Лицом к лицу
Беседа с режиссером Дарреном Аронофски
Аронофски – один из самых талантливых американских инди-кинематографистов (этот термин употребляется по отношению к течению современной культуры, представители которого стремятся не быть частью коммерческого мейнстрима, не ограничиваться рамками высокой культуры, но быть совершенно независимыми от представлений и ожиданий потребителей. – Ред.), режиссер «высшей лиги», автор неоднозначных и уже легендарных лент «Реквием по мечте», «Пи», «Рестлер», «Фонтан», «Черный лебедь» и, наконец, «Ной».
Не надо быть кинокритиком, чтобы заметить: Даррен Аронофски – режиссер, который никогда не повторяется. Его дебютный фильм «Пи» был черно-белым триллером о математике, преследуемом сектантами. Потом «Фонтан» – честолюбивая и остроумная головоломка для эстетов...
Отчаянный перфекционист, Аронофски снимает долго и потому мало. Неудивительно, что после выхода на экраны первого в его карьере студийного блокбастера «Ной» о библейском супергерое, картины, которую режиссер задумал снять еще 15 лет назад, Аронофски прямо заявляет, что его нового фильма придется подождать...
– Мистер Аронофски, правда ли, что ваша родословная связана с Украиной?
– Да, мой дедушка был родом из Одессы. Мой отец родился в Киеве, а образование получил в Одессе, прежде чем попал в США.
– Как вам удается уговорить отца сниматься в ваших фильмах?
– Первый раз я снял своего отца в «Пи»: один из актеров не пришел, и я попросил его помочь. Ему понравилось. И с тех пор, когда я собираюсь снимать фильм, он всегда меня достает: «Где моя роль? Где моя роль?» Но он ужасный, просто ужасный актер! (Смеется.)
– Как и когда вы решили, что режиссура – это то, чем вы хотите заниматься в жизни?
– Я особо не вникал в режиссуру до университета. Так что если вы молоды и не знаете, чем заняться в жизни, это нормально – у вас еще есть время. В университете я подал документы на режиссуру и скульптуру. В группу скульпторов не попал. Иначе мог бы сейчас с молоточком что-то там ваять. Но мне кажется, я всегда был хорошим рассказчиком, сказочником. Знаете, кем бы я мог стать, если бы не стал режиссером? Я бы сидел среди кучи школьников и рассказывал им всякие истории. Мои родители – оба школьные учителя. Ну а учить, по большому счету, то же самое, что рассказывать истории. Так что родители, наверное, повлияли на мой выбор.
– Каждый ваш новый фильм настолько отличается от предыдущего, что, не зная имени автора, было бы трудно догадаться, кто его снял. Откуда вы все время черпаете столь свежие идеи?

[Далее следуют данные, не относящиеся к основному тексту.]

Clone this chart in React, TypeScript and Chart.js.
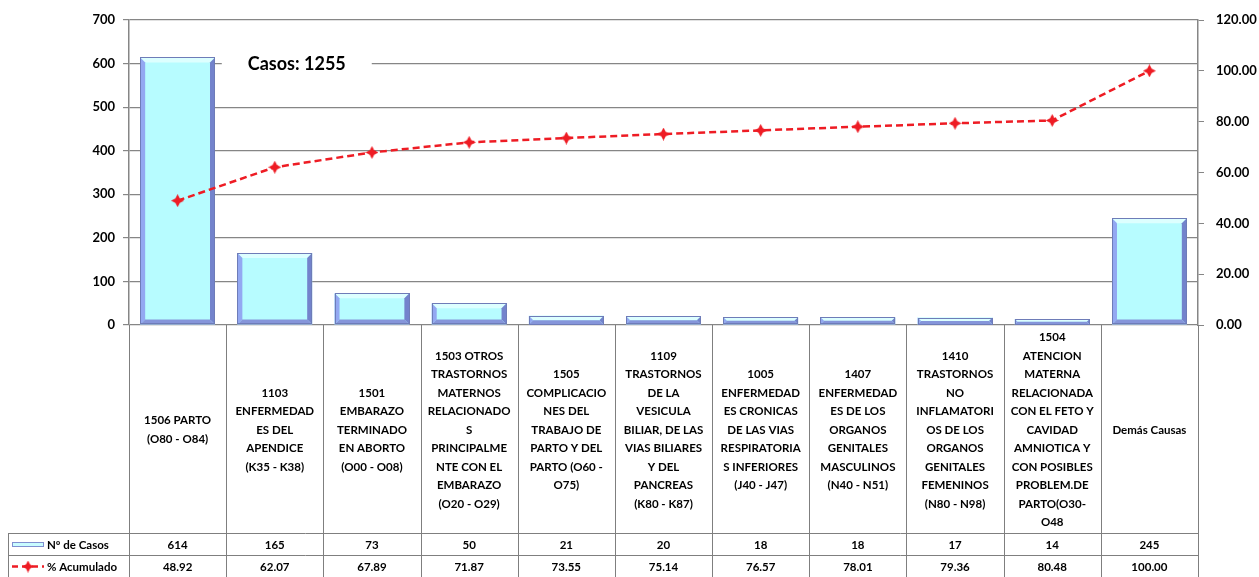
import { useEffect, useRef } from 'react';
import { Chart, registerables } from 'chart.js';

Chart.register(...registerables);

const FONT = 'Lato, "Open Sans", "Liberation Sans", sans-serif';

const categories: string[][] = [
  ['1506 PARTO', '(O80 - O84)'],
  ['1103', 'ENFERMEDAD', 'ES DEL', 'APENDICE', '(K35 - K38)'],
  ['1501', 'EMBARAZO', 'TERMINADO', 'EN ABORTO', '(O00 - O08)'],
  ['1503 OTROS', 'TRASTORNOS', 'MATERNOS', 'RELACIONADO', 'S', 'PRINCIPALME', 'NTE CON EL', 'EMBARAZO', '(O20 - O29)'],
  ['1505', 'COMPLICACIO', 'NES DEL', 'TRABAJO DE', 'PARTO Y DEL', 'PARTO (O60 -', 'O75)'],
  ['1109', 'TRASTORNOS', 'DE LA', 'VESICULA', 'BILIAR, DE LAS', 'VIAS BILIARES', 'Y DEL', 'PANCREAS', '(K80 - K87)'],
  ['1005', 'ENFERMEDAD', 'ES CRONICAS', 'DE LAS VIAS', 'RESPIRATORIA', 'S INFERIORES', '(J40 - J47)'],
  ['1407', 'ENFERMEDAD', 'ES DE LOS', 'ORGANOS', 'GENITALES', 'MASCULINOS', '(N40 - N51)'],
  ['1410', 'TRASTORNOS', 'NO', 'INFLAMATORI', 'OS DE LOS', 'ORGANOS', 'GENITALES', 'FEMENINOS', '(N80 - N98)'],
  ['1504', 'ATENCION', 'MATERNA', 'RELACIONADA', 'CON EL FETO Y', 'CAVIDAD', 'AMNIOTICA Y', 'CON POSIBLES', 'PROBLEM.DE', 'PARTO(O30-', 'O48'],
  ['Demás Causas'],
];

const casos: number[] = [614, 165, 73, 50, 21, 20, 18, 18, 17, 14, 245];
const acumulado: number[] = [48.92, 62.07, 67.89, 71.87, 73.55, 75.14, 76.57, 78.01, 79.36, 80.48, 100.0];

const seriesNames: string[] = ['Nº de Casos', '% Acumulado'];
const totalLabel = 'Casos: 1255';

const leftAxis = { min: 0, max: 700, step: 100 };
const rightAxis = { min: 0, max: 120, step: 20 };

const GRID = '#868686';
const TABLE_LINE = '#7f7f7f';
const RED = '#EE1C24';

function makeStar(size: number, color: string): HTMLCanvasElement {
  const c = document.createElement('canvas');
  c.width = size;
  c.height = size;
  const g = c.getContext('2d')!;
  const m = size / 2;
  const r = size / 2;
  const ri = size * 0.17;
  g.fillStyle = color;
  g.beginPath();
  g.moveTo(m, m - r);
  g.lineTo(m + ri, m - ri);
  g.lineTo(m + r, m);
  g.lineTo(m + ri, m + ri);
  g.lineTo(m, m + r);
  g.lineTo(m - ri, m + ri);
  g.lineTo(m - r, m);
  g.lineTo(m - ri, m - ri);
  g.closePath();
  g.fill();
  return c;
}

let starImg: HTMLCanvasElement | null = null;

const bevelPlugin = {
  id: 'bevel',
  afterDatasetDraw(chart: any, args: any) {
    if (args.index !== 0) return;
    const ctx = chart.ctx;
    const meta = chart.getDatasetMeta(0);
    meta.data.forEach((bar: any) => {
      const p = bar.getProps(['x', 'y', 'base', 'width'], true);
      const l = p.x - p.width / 2;
      const r = p.x + p.width / 2;
      const t = p.y;
      const b = p.base;
      const bv = Math.min(5, (b - t) / 2);
      const poly = (pts: number[][], color: string) => {
        ctx.beginPath();
        ctx.moveTo(pts[0][0], pts[0][1]);
        for (let i = 1; i < pts.length; i++) ctx.lineTo(pts[i][0], pts[i][1]);
        ctx.closePath();
        ctx.fillStyle = color;
        ctx.fill();
      };
      ctx.save();
      poly([[l, t], [r, t], [r - bv, t + bv], [l + bv, t + bv]], '#DDFFFF');
      poly([[l, t], [l + bv, t + bv], [l + bv, b - bv], [l, b]], '#93A8F2');
      poly([[r, t], [r, b], [r - bv, b - bv], [r - bv, t + bv]], '#7383CC');
      poly([[l, b], [l + bv, b - bv], [r - bv, b - bv], [r, b]], '#8595DA');
      ctx.strokeStyle = '#6E7CB8';
      ctx.lineWidth = 1;
      ctx.strokeRect(Math.round(l) + 0.5, Math.round(t) + 0.5, Math.round(r - l) - 1, Math.round(b - t) - 1);
      ctx.restore();
    });
  },
};

const tablePlugin = {
  id: 'dataTable',
  afterDraw(chart: any) {
    const ctx = chart.ctx;
    const xs = chart.scales.x;
    const ys = chart.scales.y;
    const area = chart.chartArea;
    const H = chart.height;
    const n = categories.length;
    const step = (xs.right - xs.left) / n;
    const rowH = 22;
    const row2Top = H - rowH;
    const row1Top = H - 2 * rowH;
    const tableLeft = 8;

    ctx.save();
    // total label box
    const bx = xs.getPixelForValue(1) + 22;
    const by = ys.getPixelForValue(600);
    ctx.font = `bold 18px ${FONT}`;
    const tw = ctx.measureText(totalLabel).width;
    ctx.fillStyle = '#ffffff';
    ctx.fillRect(bx - tw / 2 - 26, by - 12, tw + 52, 24);
    ctx.fillStyle = '#000';
    ctx.textAlign = 'center';
    ctx.textBaseline = 'middle';
    ctx.fillText(totalLabel, bx, by + 1);

    // table lines
    ctx.strokeStyle = TABLE_LINE;
    ctx.lineWidth = 1;
    ctx.beginPath();
    for (let i = 0; i <= n; i++) {
      const x = Math.round(xs.left + i * step) + 0.5;
      ctx.moveTo(x, area.bottom);
      ctx.lineTo(x, H);
    }
    ctx.moveTo(tableLeft + 0.5, row1Top);
    ctx.lineTo(tableLeft + 0.5, H);
    ctx.moveTo(tableLeft, row1Top + 0.5);
    ctx.lineTo(xs.right, row1Top + 0.5);
    ctx.moveTo(tableLeft, row2Top + 0.5);
    ctx.lineTo(xs.right, row2Top + 0.5);
    ctx.stroke();

    // category labels
    ctx.fillStyle = '#000';
    ctx.font = `bold 11.5px ${FONT}`;
    ctx.textAlign = 'center';
    ctx.textBaseline = 'middle';
    const lh = 18.5;
    const cy = (area.bottom + row1Top) / 2 + 1;
    categories.forEach((lines, i) => {
      const cx = xs.getPixelForValue(i);
      const y0 = cy - ((lines.length - 1) * lh) / 2;
      lines.forEach((ln, j) => ctx.fillText(ln, cx, y0 + j * lh));
      ctx.fillText(String(casos[i]), cx, row1Top + rowH / 2 + 1);
      ctx.fillText(acumulado[i].toFixed(2), cx, row2Top + rowH / 2 + 1);
    });

    // row headers
    ctx.textAlign = 'left';
    ctx.font = `bold 11.5px ${FONT}`;
    ctx.fillText(seriesNames[0], 47, row1Top + rowH / 2 + 1);
    ctx.fillText(seriesNames[1], 47, row2Top + rowH / 2 + 1);

    // legend keys
    ctx.fillStyle = '#C9FCFF';
    ctx.fillRect(12, row1Top + 9, 32, 5);
    ctx.strokeStyle = '#7F8FD0';
    ctx.strokeRect(12.5, row1Top + 9.5, 31, 4);
    const ly = row2Top + rowH / 2 + 0.5;
    ctx.strokeStyle = RED;
    ctx.lineWidth = 2.5;
    ctx.setLineDash([6, 4]);
    ctx.beginPath();
    ctx.moveTo(12, ly);
    ctx.lineTo(44, ly);
    ctx.stroke();
    ctx.setLineDash([]);
    if (starImg) ctx.drawImage(starImg, 28 - 6, ly - 6, 12, 12);
    ctx.restore();
  },
};

export default function App() {
  const ref = useRef<HTMLCanvasElement>(null);
  useEffect(() => {
    const canvas = ref.current!;
    starImg = makeStar(13, RED);
    const chart: any = new Chart(canvas, {
      type: 'bar',
      data: {
        labels: categories,
        datasets: [
          {
            type: 'bar',
            label: seriesNames[0],
            data: casos,
            yAxisID: 'y',
            backgroundColor: '#B7FCFF',
            borderWidth: 0,
            categoryPercentage: 1,
            barPercentage: 0.77,
            order: 2,
          },
          {
            type: 'line',
            label: seriesNames[1],
            data: acumulado,
            yAxisID: 'y1',
            borderColor: RED,
            backgroundColor: RED,
            borderWidth: 2.5,
            borderDash: [7, 4],
            pointStyle: starImg,
            pointRadius: 6,
            tension: 0,
            fill: false,
            order: 1,
          },
        ] as any,
      },
      options: {
        responsive: false,
        animation: false,
        devicePixelRatio: 1,
        layout: { padding: { top: 20, left: 0, right: 0, bottom: 0 } },
        plugins: { legend: { display: false }, tooltip: { enabled: false } },
        scales: {
          x: {
            position: 'bottom',
            ticks: { display: false },
            grid: { display: false },
            border: { display: false },
            afterFit: (s: any) => {
              s.height = 252;
            },
          },
          y: {
            position: 'left',
            min: leftAxis.min,
            max: leftAxis.max,
            ticks: {
              stepSize: leftAxis.step,
              color: '#000',
              padding: 8,
              font: { family: FONT, size: 13, weight: 'bold' },
            },
            grid: { color: GRID, lineWidth: 1.2, tickLength: 6, tickColor: GRID },
            border: { color: GRID, width: 1.5 },
            afterFit: (s: any) => {
              s.width = 129;
            },
          },
          y1: {
            position: 'right',
            min: rightAxis.min,
            max: rightAxis.max,
            ticks: {
              stepSize: rightAxis.step,
              color: '#000',
              padding: 12,
              font: { family: FONT, size: 13, weight: 'bold' },
              callback: (v: any) => Number(v).toFixed(2),
            },
            grid: { drawOnChartArea: false, tickLength: 6, color: GRID },
            border: { color: GRID, width: 1.5 },
            afterFit: (s: any) => {
              s.width = 61;
            },
          },
        },
      } as any,
      plugins: [bevelPlugin, tablePlugin],
    });
    return () => chart.destroy();
  }, []);
  return (
    <div style={{ position: 'fixed', left: 0, top: 0, width: 1259, height: 577, background: '#fff' }}>
      <canvas ref={ref} width={1259} height={577} style={{ display: 'block' }} />
    </div>
  );
}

– Из моего блокнота (смеется). Он все время лежит в моем кармане, я записываю в него разные толковые мысли, что приходят в голову. Кажется, в начале 1990-х на одной страничке я написал слово «рестлер». Потом добавил еще 2–3 предложения, раскрывающих идею фильма. Потом снял сам фильм. Вот так это обычно случается.
Я полагаю, что у каждой истории есть свой визуальный язык. И нужно к каждой истории искать особый подход. Мне хотелось сделать что-то абсолютно противоположное тому, что я делал ранее. Творческие люди должны рисковать. Поэтому понятия не имею, какими будут мои следующие фильмы.

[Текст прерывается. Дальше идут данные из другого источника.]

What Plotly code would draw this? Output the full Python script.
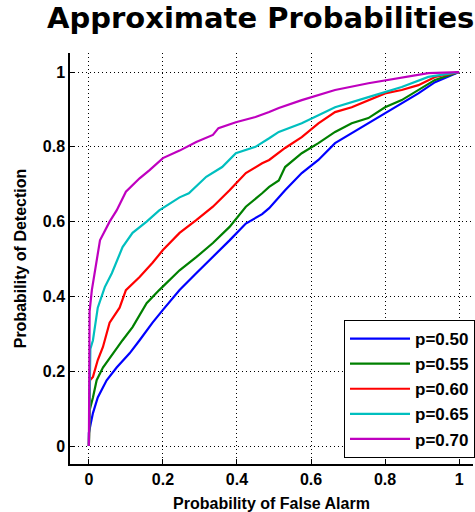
import plotly.graph_objects as go

# ROC curves: probability of false alarm (x) vs probability of detection (y)
labels = ["p=0.50", "p=0.55", "p=0.60", "p=0.65", "p=0.70"]
colors = ["#0000FF", "#008000", "#FF0000", "#00BFBF", "#BF00BF"]

pfa_050 = [0.0, 0.0, 0.005, 0.011, 0.024, 0.048, 0.075, 0.11, 0.137, 0.172, 0.2, 0.245,
           0.29, 0.335, 0.38, 0.424, 0.468, 0.487, 0.513, 0.53, 0.575, 0.62, 0.665,
           0.71, 0.755, 0.80, 0.845, 0.89, 0.935, 1.0]
pd_050 = [0.0, 0.035, 0.06, 0.088, 0.13, 0.176, 0.21, 0.248, 0.283, 0.33, 0.364, 0.417,
          0.462, 0.505, 0.55, 0.595, 0.62, 0.636, 0.666, 0.684, 0.73, 0.765, 0.81,
          0.837, 0.863, 0.89, 0.917, 0.943, 0.973, 1.0]

pfa_055 = [0.0, 0.002, 0.011, 0.021, 0.038, 0.065, 0.091, 0.118, 0.156, 0.19, 0.245,
           0.29, 0.335, 0.38, 0.424, 0.468, 0.487, 0.513, 0.53, 0.575, 0.62, 0.665,
           0.71, 0.755, 0.80, 0.845, 0.89, 0.935, 1.0]
pd_055 = [0.0, 0.096, 0.13, 0.176, 0.21, 0.248, 0.283, 0.318, 0.382, 0.417, 0.47,
          0.505, 0.543, 0.586, 0.64, 0.676, 0.693, 0.71, 0.746, 0.783, 0.81, 0.84,
          0.863, 0.877, 0.906, 0.925, 0.952, 0.979, 1.0]

pfa_060 = [0.0, 0.003, 0.011, 0.024, 0.038, 0.056, 0.083, 0.10, 0.137, 0.172, 0.2,
           0.245, 0.29, 0.335, 0.38, 0.424, 0.468, 0.487, 0.53, 0.575, 0.62, 0.665,
           0.71, 0.755, 0.80, 0.845, 0.89, 0.935, 1.0]
pd_060 = [0.0, 0.176, 0.185, 0.23, 0.265, 0.33, 0.37, 0.417, 0.452, 0.49, 0.524,
          0.57, 0.604, 0.64, 0.684, 0.73, 0.756, 0.765, 0.797, 0.826, 0.863, 0.893,
          0.906, 0.925, 0.943, 0.952, 0.965, 0.987, 1.0]

pfa_065 = [0.0, 0.004, 0.011, 0.024, 0.043, 0.062, 0.091, 0.118, 0.156, 0.19, 0.245,
           0.27, 0.317, 0.36, 0.397, 0.45, 0.487, 0.513, 0.575, 0.665, 0.755, 0.845,
           0.917, 1.0]
pd_065 = [0.0, 0.26, 0.283, 0.37, 0.425, 0.462, 0.532, 0.57, 0.60, 0.63, 0.665,
          0.676, 0.72, 0.746, 0.783, 0.80, 0.823, 0.84, 0.863, 0.906, 0.933, 0.96,
          0.987, 1.0]

pfa_070 = [0.0, 0.002, 0.008, 0.03, 0.056, 0.075, 0.10, 0.137, 0.164, 0.2, 0.245,
           0.29, 0.335, 0.35, 0.397, 0.45, 0.487, 0.513, 0.575, 0.665, 0.755, 0.845,
           0.917, 1.0]
pd_070 = [0.0, 0.36, 0.417, 0.55, 0.60, 0.63, 0.68, 0.716, 0.738, 0.77, 0.79,
          0.813, 0.832, 0.85, 0.866, 0.88, 0.893, 0.904, 0.925, 0.952, 0.97, 0.984,
          0.997, 1.0]

series_x = [pfa_050, pfa_055, pfa_060, pfa_065, pfa_070]
series_y = [pd_050, pd_055, pd_060, pd_065, pd_070]

tick_vals = [0, 0.2, 0.4, 0.6, 0.8, 1]
tick_text = ["0", "0.2", "0.4", "0.6", "0.8", "1"]

FONT = "Liberation Sans, Arial, Helvetica, sans-serif"
TITLE_FONT = "DejaVu Sans, Liberation Sans, sans-serif"

fig = go.Figure()
for i, (xs, ys) in enumerate(zip(series_x, series_y)):
    fig.add_trace(go.Scatter(
        x=xs, y=ys, mode="lines", name=labels[i],
        line=dict(color=colors[i], width=2.2),
    ))

axis_common = dict(
    showline=True, linecolor="black", linewidth=1.5,
    ticks="inside", ticklen=5, tickcolor="black", tickwidth=1,
    showgrid=True, gridcolor="black", gridwidth=1, griddash="1px,3px",
    zeroline=False, tickvals=tick_vals, ticktext=tick_text,
    tickfont=dict(family=FONT, size=16, color="black", weight="bold"),
)

fig.update_layout(
    width=475, height=512,
    margin=dict(l=70, r=0, t=53, b=48),
    paper_bgcolor="white", plot_bgcolor="white",
    title=dict(
        text="<b>Approximate Probabilities</b>",
        font=dict(family=TITLE_FONT, size=29, color="black"),
        x=47 / 475, xanchor="left", xref="container",
        y=0.984, yanchor="top",
    ),
    xaxis=dict(
        range=[-0.051, 1.0376],
        title=dict(text="<b>Probability of False Alarm</b>",
                   font=dict(family=FONT, size=16, color="black"), standoff=11),
        **axis_common,
    ),
    yaxis=dict(
        range=[-0.048, 1.051],
        title=dict(text="<b>Probability of Detection</b>",
                   font=dict(family=FONT, size=16, color="black"), standoff=12),
        **axis_common,
    ),
    legend=dict(
        x=1.006, xanchor="right", y=0.0146, yanchor="bottom",
        bgcolor="white", bordercolor="black", borderwidth=1,
        font=dict(family=FONT, size=17, color="black", weight="bold"),
        itemwidth=60,
    ),
    showlegend=True,
)

fig.write_html("out.html")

– Вы ведь сами родом из Нью-Йорка. Наверняка не раз бывали на боях рестлеров?
– Ну да, пару раз вместе с отцом наблюдал эту бойню на шоу в Медисон-сквер-гарден. Рестлинг – это большая часть американской культуры, и я диву давался, что никто еще не снял хороший фильм об этом.
– Но было очень странно от автора изысканного «Фонтана» получить историю о битом-перебитом старине рестлере.
– Когда я завершил «Фонтан», то словно поставил точку в трилогии первых лет моей режиссуры. Следующий фильм я хотел снять в совсем ином ключе. «Фонтан» занял уйму времени из-за множества спецэффектов и долгого постпродакшена. И я хотел сделать фильм, на съемках которого на первом плане будет живое актерское мастерство, моя работа с людьми. Это было именно то, по чему я так соскучился.
– Работа с Микки Рурком утолила эту жажду живого общения?
– Более чем! (Хохочет.) Мне все время приходилось его тормошить, потому что Микки, несмотря на то что он мегагениальный актер, еще и удивительно ленивый мешок! Для Натали Портман на съемочной площадке «Черного лебедя» я должен был делать только одно – открывать входную дверь, чтобы она могла войти. И все! Микки Рурк совсем не из тех актеров, кто приходит на площадку и делает то, что от него ожидают. С ним нужно было очень много работать, к тому же он крайне упрям и своеобразен.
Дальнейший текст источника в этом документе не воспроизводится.